Had I a knife on me , I might have had the option of cutting the mainsheet instead of releasing it from an awkward "too close for comfort" position. I had plenty of line on board to rereeve the blocks and to get back to sailing.

A couple of seasons later, after I started to carry a knife, we rounded a sheltered point with an old No.1 genoa up and again, the wind went from 8 knots to 22 knots very quickly. The leech line of this sail hooked on a spreader end, making it difficult if not impossible to douse (hank-on sail with no downhaul). Going off the wind didn't help...the leech line was somehow hooked deeply into the spreader end (yes, I now tape off the spreader ends.)

Once the sail began to rip, I got out the knife, told my seven-months-pregnant wife to "feather the main close to head to wind" and stood on my toes to cut the leech line. I was then able to drag the mess down and we sailed into our basin under main only.

I have also cut off a piece of trailing line that threatened to foul a moving prop, but that was on another boat.

As can be seen, inexperience or lack of anticipation led in part to bad situations, but there's a place for a small, sharp knife on board any boat, I think, and now it's habit for me to carry an inexpensive sailor's knife (serrated edge) on my belt, plus an inexpensive multi-tool. I use the multi-tool far more often as I am forever tightening bolts or screws or other fasteners both above and below deck. I go "inexpensive" because it's not tragic if a ten-dollar knife or multi-tool is sacrificed to Neptune.

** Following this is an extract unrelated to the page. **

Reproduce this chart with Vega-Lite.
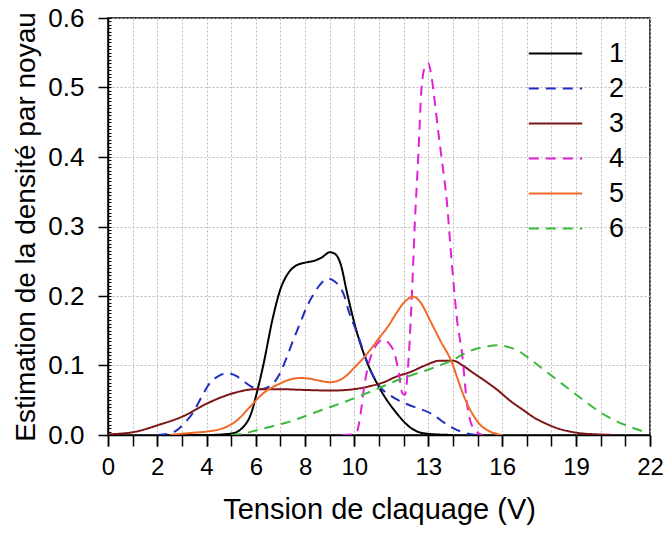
{
  "$schema": "https://vega.github.io/schema/vega-lite/v6.json",
  "width": 542,
  "height": 417,
  "autosize": "none",
  "padding": {"left": 108, "top": 18, "right": 15, "bottom": 98},
  "background": "white",
  "config": {
    "font": "Liberation Sans",
    "view": {"stroke": "black", "strokeWidth": 1.5},
    "axis": {
      "domainColor": "black", "domainWidth": 1.5,
      "tickColor": "black", "tickWidth": 1.5,
      "labelColor": "black", "titleColor": "black",
      "labelFont": "Liberation Sans", "titleFont": "Liberation Sans",
      "titleFontWeight": "normal",
      "gridColor": "#bdbdbd", "gridDash": [2, 2], "gridWidth": 1,
      "labelOverlap": false, "labelFlush": false
    }
  },
  "datasets": {
    "curves": [
      {"s":"1","v":2,"d":0},{"s":"1","v":4,"d":0},{"s":"1","v":5,"d":0.002},{"s":"1","v":5.5,"d":0.012},{"s":"1","v":5.8,"d":0.03},{"s":"1","v":6.05,"d":0.062},{"s":"1","v":6.3,"d":0.1},{"s":"1","v":6.7,"d":0.17},{"s":"1","v":7.0,"d":0.21},{"s":"1","v":7.3,"d":0.232},{"s":"1","v":7.6,"d":0.243},{"s":"1","v":8.0,"d":0.248},{"s":"1","v":8.4,"d":0.251},{"s":"1","v":8.7,"d":0.256},{"s":"1","v":9.0,"d":0.263},{"s":"1","v":9.2,"d":0.261},{"s":"1","v":9.45,"d":0.245},{"s":"1","v":9.7,"d":0.205},{"s":"1","v":10.1,"d":0.148},{"s":"1","v":10.5,"d":0.106},{"s":"1","v":11.0,"d":0.069},{"s":"1","v":11.7,"d":0.032},{"s":"1","v":12.3,"d":0.01},{"s":"1","v":12.9,"d":0.002},{"s":"1","v":14,"d":0},
      {"s":"2","v":2,"d":0},{"s":"2","v":2.5,"d":0.002},{"s":"2","v":2.8,"d":0.007},{"s":"2","v":3.1,"d":0.017},{"s":"2","v":3.45,"d":0.032},{"s":"2","v":3.8,"d":0.055},{"s":"2","v":4.14,"d":0.075},{"s":"2","v":4.5,"d":0.085},{"s":"2","v":4.87,"d":0.089},{"s":"2","v":5.2,"d":0.085},{"s":"2","v":5.48,"d":0.078},{"s":"2","v":5.8,"d":0.07},{"s":"2","v":6.17,"d":0.066},{"s":"2","v":6.5,"d":0.069},{"s":"2","v":6.7,"d":0.074},{"s":"2","v":7.0,"d":0.09},{"s":"2","v":7.26,"d":0.112},{"s":"2","v":7.5,"d":0.135},{"s":"2","v":7.8,"d":0.161},{"s":"2","v":8.05,"d":0.183},{"s":"2","v":8.3,"d":0.2},{"s":"2","v":8.6,"d":0.216},{"s":"2","v":8.95,"d":0.225},{"s":"2","v":9.2,"d":0.221},{"s":"2","v":9.55,"d":0.204},{"s":"2","v":9.8,"d":0.175},{"s":"2","v":10.1,"d":0.148},{"s":"2","v":10.5,"d":0.107},{"s":"2","v":10.75,"d":0.086},{"s":"2","v":11.0,"d":0.071},{"s":"2","v":11.5,"d":0.056},{"s":"2","v":12.1,"d":0.045},{"s":"2","v":13.1,"d":0.031},{"s":"2","v":13.9,"d":0.012},{"s":"2","v":14.4,"d":0.004},{"s":"2","v":15,"d":0},
      {"s":"3","v":0,"d":0.001},{"s":"3","v":1.0,"d":0.004},{"s":"3","v":2.1,"d":0.015},{"s":"3","v":3.05,"d":0.027},{"s":"3","v":4.0,"d":0.045},{"s":"3","v":5.07,"d":0.06},{"s":"3","v":6.0,"d":0.066},{"s":"3","v":7.0,"d":0.066},{"s":"3","v":7.8,"d":0.065},{"s":"3","v":9.1,"d":0.064},{"s":"3","v":10.0,"d":0.066},{"s":"3","v":10.6,"d":0.07},{"s":"3","v":11.2,"d":0.076},{"s":"3","v":11.7,"d":0.084},{"s":"3","v":12.3,"d":0.091},{"s":"3","v":12.8,"d":0.099},{"s":"3","v":13.5,"d":0.107},{"s":"3","v":14.0,"d":0.107},{"s":"3","v":14.4,"d":0.1},{"s":"3","v":14.8,"d":0.09},{"s":"3","v":15.3,"d":0.078},{"s":"3","v":15.8,"d":0.065},{"s":"3","v":16.3,"d":0.05},{"s":"3","v":16.85,"d":0.036},{"s":"3","v":17.3,"d":0.025},{"s":"3","v":17.8,"d":0.016},{"s":"3","v":18.3,"d":0.009},{"s":"3","v":18.75,"d":0.005},{"s":"3","v":19.3,"d":0.002},{"s":"3","v":19.8,"d":0.001},{"s":"3","v":20.5,"d":0},
      {"s":"4","v":9.5,"d":0},{"s":"4","v":10.0,"d":0.001},{"s":"4","v":10.1,"d":0.004},{"s":"4","v":10.25,"d":0.03},{"s":"4","v":10.4,"d":0.07},{"s":"4","v":10.6,"d":0.105},{"s":"4","v":10.77,"d":0.122},{"s":"4","v":11.0,"d":0.134},{"s":"4","v":11.17,"d":0.137},{"s":"4","v":11.4,"d":0.132},{"s":"4","v":11.65,"d":0.115},{"s":"4","v":11.8,"d":0.09},{"s":"4","v":11.95,"d":0.06},{"s":"4","v":12.05,"d":0.058},{"s":"4","v":12.18,"d":0.098},{"s":"4","v":12.32,"d":0.19},{"s":"4","v":12.46,"d":0.309},{"s":"4","v":12.6,"d":0.405},{"s":"4","v":12.73,"d":0.501},{"s":"4","v":12.87,"d":0.53},{"s":"4","v":13.0,"d":0.535},{"s":"4","v":13.13,"d":0.516},{"s":"4","v":13.27,"d":0.478},{"s":"4","v":13.35,"d":0.453},{"s":"4","v":13.55,"d":0.396},{"s":"4","v":13.76,"d":0.334},{"s":"4","v":13.9,"d":0.271},{"s":"4","v":14.04,"d":0.213},{"s":"4","v":14.17,"d":0.165},{"s":"4","v":14.37,"d":0.118},{"s":"4","v":14.57,"d":0.046},{"s":"4","v":14.86,"d":0.008},{"s":"4","v":15.2,"d":0},
      {"s":"5","v":2.5,"d":0},{"s":"5","v":3.05,"d":0.002},{"s":"5","v":4.0,"d":0.005},{"s":"5","v":4.4,"d":0.007},{"s":"5","v":5.2,"d":0.02},{"s":"5","v":5.75,"d":0.04},{"s":"5","v":6.3,"d":0.06},{"s":"5","v":6.98,"d":0.074},{"s":"5","v":7.4,"d":0.08},{"s":"5","v":7.8,"d":0.082},{"s":"5","v":8.2,"d":0.081},{"s":"5","v":8.6,"d":0.078},{"s":"5","v":9.0,"d":0.076},{"s":"5","v":9.4,"d":0.079},{"s":"5","v":9.7,"d":0.086},{"s":"5","v":10.0,"d":0.097},{"s":"5","v":10.35,"d":0.11},{"s":"5","v":10.7,"d":0.125},{"s":"5","v":11.04,"d":0.141},{"s":"5","v":11.4,"d":0.158},{"s":"5","v":11.7,"d":0.175},{"s":"5","v":12.0,"d":0.19},{"s":"5","v":12.4,"d":0.199},{"s":"5","v":12.7,"d":0.19},{"s":"5","v":13.07,"d":0.165},{"s":"5","v":13.5,"d":0.135},{"s":"5","v":13.95,"d":0.105},{"s":"5","v":14.2,"d":0.08},{"s":"5","v":14.4,"d":0.06},{"s":"5","v":14.8,"d":0.03},{"s":"5","v":15.1,"d":0.015},{"s":"5","v":15.4,"d":0.007},{"s":"5","v":16,"d":0},
      {"s":"6","v":5.0,"d":0},{"s":"6","v":5.5,"d":0.002},{"s":"6","v":6.05,"d":0.007},{"s":"6","v":6.6,"d":0.012},{"s":"6","v":7.26,"d":0.018},{"s":"6","v":8.3,"d":0.031},{"s":"6","v":9.0,"d":0.04},{"s":"6","v":9.4,"d":0.045},{"s":"6","v":10.35,"d":0.058},{"s":"6","v":10.9,"d":0.066},{"s":"6","v":11.7,"d":0.078},{"s":"6","v":12.4,"d":0.087},{"s":"6","v":13.07,"d":0.095},{"s":"6","v":13.6,"d":0.102},{"s":"6","v":14.0,"d":0.108},{"s":"6","v":14.4,"d":0.116},{"s":"6","v":14.7,"d":0.121},{"s":"6","v":15.2,"d":0.126},{"s":"6","v":15.8,"d":0.129},{"s":"6","v":16.2,"d":0.127},{"s":"6","v":16.6,"d":0.122},{"s":"6","v":17.1,"d":0.11},{"s":"6","v":17.65,"d":0.095},{"s":"6","v":18.2,"d":0.08},{"s":"6","v":18.75,"d":0.065},{"s":"6","v":19.3,"d":0.05},{"s":"6","v":19.8,"d":0.037},{"s":"6","v":20.3,"d":0.026},{"s":"6","v":20.8,"d":0.017},{"s":"6","v":21.4,"d":0.009},{"s":"6","v":21.9,"d":0.003}
    ]
  },
  "data": {"name": "curves"},
  "layer": [
    {
      "mark": {"type": "point", "opacity": 0},
      "encoding": {
        "x": {
          "field": "v", "type": "quantitative",
          "scale": {"domain": [0, 22], "nice": false, "zero": false},
          "axis": {
            "orient": "bottom", "offset": 0, "title": null, "labels": false, "domain": false, "grid": true,
            "tickSize": 11,
            "values": [0,1,2,3,4,5,6,7,8,9,10,11,12,13,14,15,16,17,18,19,20,21,22]
          }
        },
        "y": {
          "field": "d", "type": "quantitative",
          "scale": {"domain": [0, 0.6], "nice": false},
          "axis": {
            "orient": "left", "offset": 0, "title": null, "labels": false, "domain": false, "grid": false,
            "tickSize": -3, "tickWidth": 1,
            "values": [0,0.005,0.01,0.015,0.02,0.025,0.03,0.035,0.04,0.045,0.05,0.055,0.06,0.065,0.07,0.075,0.08,0.085,0.09,0.095,0.1,0.105,0.11,0.115,0.12,0.125,0.13,0.135,0.14,0.145,0.15,0.155,0.16,0.165,0.17,0.175,0.18,0.185,0.19,0.195,0.2,0.205,0.21,0.215,0.22,0.225,0.23,0.235,0.24,0.245,0.25,0.255,0.26,0.265,0.27,0.275,0.28,0.285,0.29,0.295,0.3,0.305,0.31,0.315,0.32,0.325,0.33,0.335,0.34,0.345,0.35,0.355,0.36,0.365,0.37,0.375,0.38,0.385,0.39,0.395,0.4,0.405,0.41,0.415,0.42,0.425,0.43,0.435,0.44,0.445,0.45,0.455,0.46,0.465,0.47,0.475,0.48,0.485,0.49,0.495,0.5,0.505,0.51,0.515,0.52,0.525,0.53,0.535,0.54,0.545,0.55,0.555,0.56,0.565,0.57,0.575,0.58,0.585,0.59,0.595,0.6]
          }
        }
      }
    },
    {
      "mark": {"type": "line", "strokeWidth": 2, "interpolate": "monotone", "clip": true},
      "encoding": {
        "x": {
          "field": "v", "type": "quantitative",
          "axis": {
            "orient": "bottom", "offset": 0,
            "title": "Tension de claquage (V)",
            "values": [0, 2, 4, 6, 8, 10, 13, 16, 19, 22],
            "labelOverlap": false, "grid": false,
            "tickSize": 11, "labelFontSize": 24, "labelPadding": 9,
            "titleFontSize": 29, "titlePadding": 16
          }
        },
        "y": {
          "field": "d", "type": "quantitative",
          "axis": {
            "orient": "left", "offset": 0,
            "title": "Estimation de la densité par noyau",
            "values": [0, 0.1, 0.2, 0.3, 0.4, 0.5, 0.6],
            "format": ".1f", "labelOverlap": false,
            "tickSize": 10, "labelFontSize": 26, "labelPadding": 14,
            "titleFontSize": 28, "titlePadding": 7, "grid": true
          }
        },
        "color": {
          "field": "s", "type": "nominal",
          "scale": {"domain": ["1","2","3","4","5","6"], "range": ["#000000", "#1f2fbf", "#7b1616", "#e020d8", "#f06a28", "#3cb83c"]},
          "legend": {
            "title": null, "orient": "none", "legendX": 434, "legendY": 22,
            "padding": 0, "symbolType": "M-2.67,0H2.67", "symbolSize": 400,
            "symbolStrokeWidth": 2, "labelFontSize": 27, "labelFont": "Liberation Sans",
            "labelColor": "black", "labelOffset": 40, "rowPadding": 7
          }
        },
        "strokeDash": {
          "field": "s", "type": "nominal",
          "scale": {"domain": ["1","2","3","4","5","6"], "range": [[1,0],[10,7],[1,0],[10,7],[1,0],[10,7]]},
          "legend": {
            "title": null, "orient": "none", "legendX": 434, "legendY": 22,
            "padding": 0, "symbolType": "M-2.67,0H2.67", "symbolSize": 400,
            "symbolStrokeWidth": 2, "labelFontSize": 27, "labelFont": "Liberation Sans",
            "labelColor": "black", "labelOffset": 40, "rowPadding": 7
          }
        }
      }
    }
  ],
  "resolve": {"axis": {"x": "independent", "y": "independent"}}
}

I am aware that slicing a loaded line brings its own issues, but I still believe that lines are cheaper than limbs, and sometimes you have a need to cut away a line to save limbs, life or more important parts of the boat. The idea of disposable "lashings", small stuff you can slash with impunity to free it from a secure state, depends on having a very sharp knife and being able to deploy in in a dynamic environment without hurting yourself.

I find the cheaper sort of divers' knife can be mounted on nav station or companionway frame for retrieval in passing, should you have no pants on. Seriously.


If you have a steel boat, it's easy to have them magnetically stuck to things a sufficient distance from the compasses. I have one by the companionway and even a hand axe under a locker lid. I also carry pretty beefy chain cutters in case I have to neuter a whale.

A friend who dives and also owns a steel boat has a pretty serious dive knife mounted next to his companionway steps so that he can grab it and unsheath it with his trailing hand as he hauls himself into the cockpit, so it's not so uncommon a practice.
The inherited knife is very much like this.

My favourite knife is a pretty utilitarian Solingen blade with a leather grip. There is nothing at all remarkable about it except that it belonged to my late father who wore it as a merchant seaman for a number of years in the 1940s and 1950s. This knife was used to cut out a tooth from a sperm whale (yes, they were different times...), which I also have, along with an excellent example of Carl Zeiss 7 x 50 binoculars my dad picked up in post-war Hamburg for a pittance, apparently advertised as "U-Boot Kapitan Glasses". And thus concludes today's pointed remarks.